Christina Schmid
Konzeption und Gestaltung

Freundinnen

Ich liege wach und denk an dich. Und dass dir dein Papa mal vorgeschlagen hat, du könntest mir eine Zitrone schicken, damit ich wenigstens weiß, dass du sauer bist. Das hast du mir geschrieben, da waren wir vielleicht zwölf.

Wann fing es an, dass Freundschaften kompliziert wurden? Vielleicht waren sie das schon im Sandkasten, als ganz klar war, dass es nur eine beste Freundin geben kann. Wir wohnten in einer Straße, du vorne an der Kurve, ich ganz hinten im letzten Haus vor der Wiese, die bald bebaut werden sollte. Noch gehörte die Wiese uns und die Straße unseren Parcours aus Kreide, für unsere Dreiräder und Bobbycars. Wir trafen uns bei dir oder bei mir und wenn es Zeit war, uns zu verabschieden, begleiteten wir uns noch ein Stück nach Hause. Manchmal dreimal hin und her, um irgendwann in der Mitte Tschüss zu sagen, bis morgen. Einmal, als dein Papa dabei war, mit Abschiedskuss, das war seine Idee und fanden wir komisch.

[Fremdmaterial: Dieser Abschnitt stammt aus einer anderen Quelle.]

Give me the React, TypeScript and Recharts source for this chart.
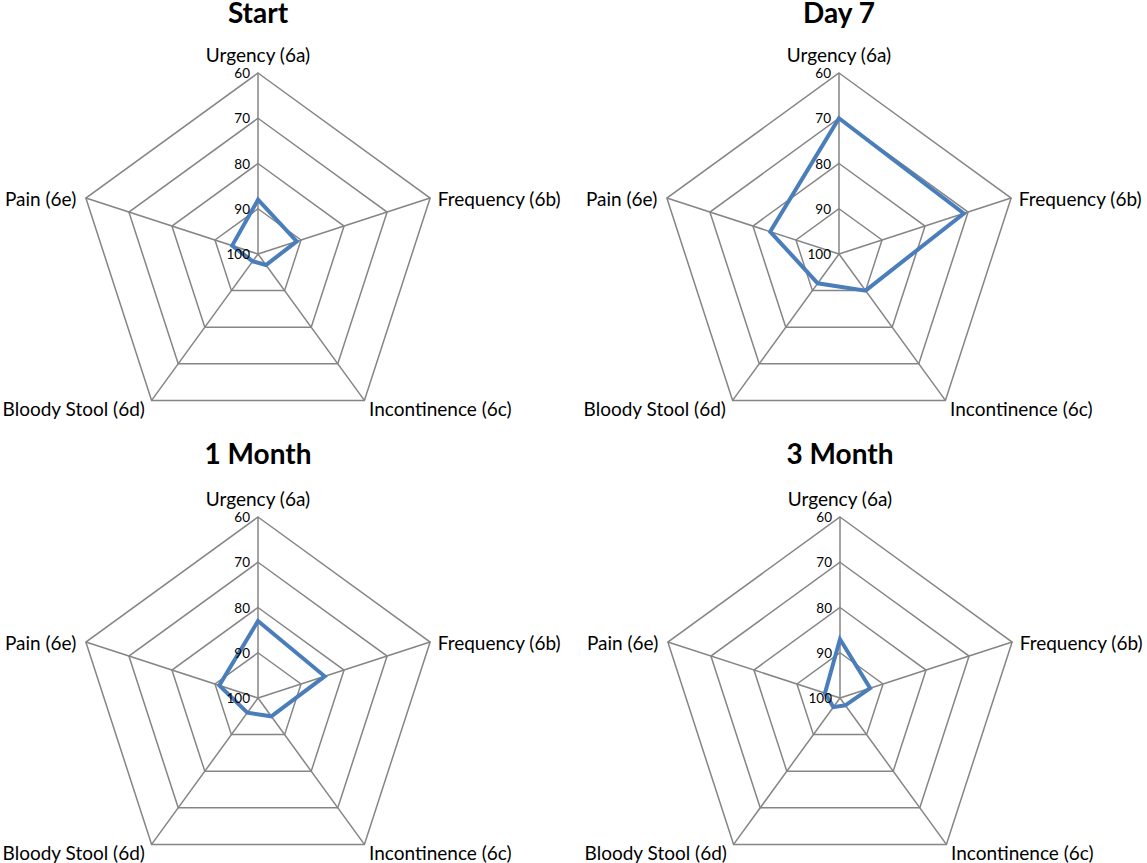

Klar gab es andere Freundinnen. Monja oder Anna von gegenüber, die du nicht mochtest. Du warst meine Nummer eins und trotzdem immer ein bisschen eifersüchtig. Als ich ein Jahr vor dir in die Schule kam, bist du mit deinen Eltern weggezogen. Wir wurden Brieffreundinnen, besuchten uns viermal im Jahr und der Platz der besten Freundin wurde frei. Er wurde immer wieder neu besetzt, doch keine blieb, so ist es bis heute. Nur du.

Was hält uns zusammen?
Wir sind so verschieden.

Du kamst zu keiner meiner Partys, meine Freunde schüchterten dich ein. Oder interessierten dich nicht. Deine mich ja auch nicht. Bis auf einen, deinen Tanzpartner, der uns beide geküsst hat. Mich mit achtzehn, dich mit dreißig. Es geht nur um uns zwei. Beste Freundinnen, in guten wie in schlechten Zeiten, durch alle Lebensphasen. Mit langen Pausen, die den Alltag raushalten aus dieser Freundschaft.

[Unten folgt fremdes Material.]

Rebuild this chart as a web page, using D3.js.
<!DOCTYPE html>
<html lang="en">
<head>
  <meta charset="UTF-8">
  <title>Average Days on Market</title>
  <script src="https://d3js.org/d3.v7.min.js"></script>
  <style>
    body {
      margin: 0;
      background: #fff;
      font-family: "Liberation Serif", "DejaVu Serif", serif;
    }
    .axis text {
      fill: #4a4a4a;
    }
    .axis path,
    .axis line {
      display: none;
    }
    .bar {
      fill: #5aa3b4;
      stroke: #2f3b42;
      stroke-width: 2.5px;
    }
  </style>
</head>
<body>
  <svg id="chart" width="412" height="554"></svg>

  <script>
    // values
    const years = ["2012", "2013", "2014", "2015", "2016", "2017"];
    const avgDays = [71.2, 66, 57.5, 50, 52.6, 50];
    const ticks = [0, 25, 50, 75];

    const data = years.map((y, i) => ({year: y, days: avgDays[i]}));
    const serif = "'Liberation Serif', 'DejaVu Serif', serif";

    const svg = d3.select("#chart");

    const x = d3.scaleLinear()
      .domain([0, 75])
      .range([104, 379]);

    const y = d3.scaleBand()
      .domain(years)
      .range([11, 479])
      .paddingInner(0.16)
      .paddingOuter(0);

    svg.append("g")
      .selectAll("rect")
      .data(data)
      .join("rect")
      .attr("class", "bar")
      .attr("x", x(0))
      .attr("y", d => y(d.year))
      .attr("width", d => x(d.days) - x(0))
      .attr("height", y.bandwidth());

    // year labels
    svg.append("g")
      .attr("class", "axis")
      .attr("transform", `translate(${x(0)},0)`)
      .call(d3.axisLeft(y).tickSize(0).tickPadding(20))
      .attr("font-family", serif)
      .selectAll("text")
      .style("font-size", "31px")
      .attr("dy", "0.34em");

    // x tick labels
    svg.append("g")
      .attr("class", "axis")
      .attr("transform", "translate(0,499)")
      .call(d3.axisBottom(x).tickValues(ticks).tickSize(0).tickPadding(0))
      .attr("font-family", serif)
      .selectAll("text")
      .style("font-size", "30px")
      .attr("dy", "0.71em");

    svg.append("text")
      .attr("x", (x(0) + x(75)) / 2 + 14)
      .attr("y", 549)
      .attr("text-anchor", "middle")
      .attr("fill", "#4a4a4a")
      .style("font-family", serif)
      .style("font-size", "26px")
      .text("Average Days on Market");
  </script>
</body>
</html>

Einmal dann richtig lange Funkstille und einsilbige Antworten auf meine Fragen. Nach meiner Hochzeit, bei der spontan eine andere Trauzeugin war. Auch diese Freundschaft währte nicht lang – zu empfindlich und explosiv, zu verschieden und doch zu gleich.

Manchmal sprichst du bitter, wie deine Mutter, der du scheinbar nie genügen konntest. Und ich manchmal pragmatisch wie meine, der ich nie richtig nah sein konnte. Beide sind wir doch mehr wie unsere Väter, die wir lieben. Wir suchten nach Männern wie ihnen.

Jetzt strampelt mein Kind neben mir und du wohnst in einem Haus mit einem Arzt und seinen zwei Kindern. Du hast den Vormietern den Rasenmäher abgekauft, einen neuen Job und einen Stall für deine zwei Pferde gefunden. Dein zweites Pferd habe ich noch nicht kennengelernt, auch nicht den Arzt. Und du nicht mein Kind.

Kennen wir uns noch? Unser Leben überholt uns in diesem Jahr, in dem der Rest der Welt den Atem anhält.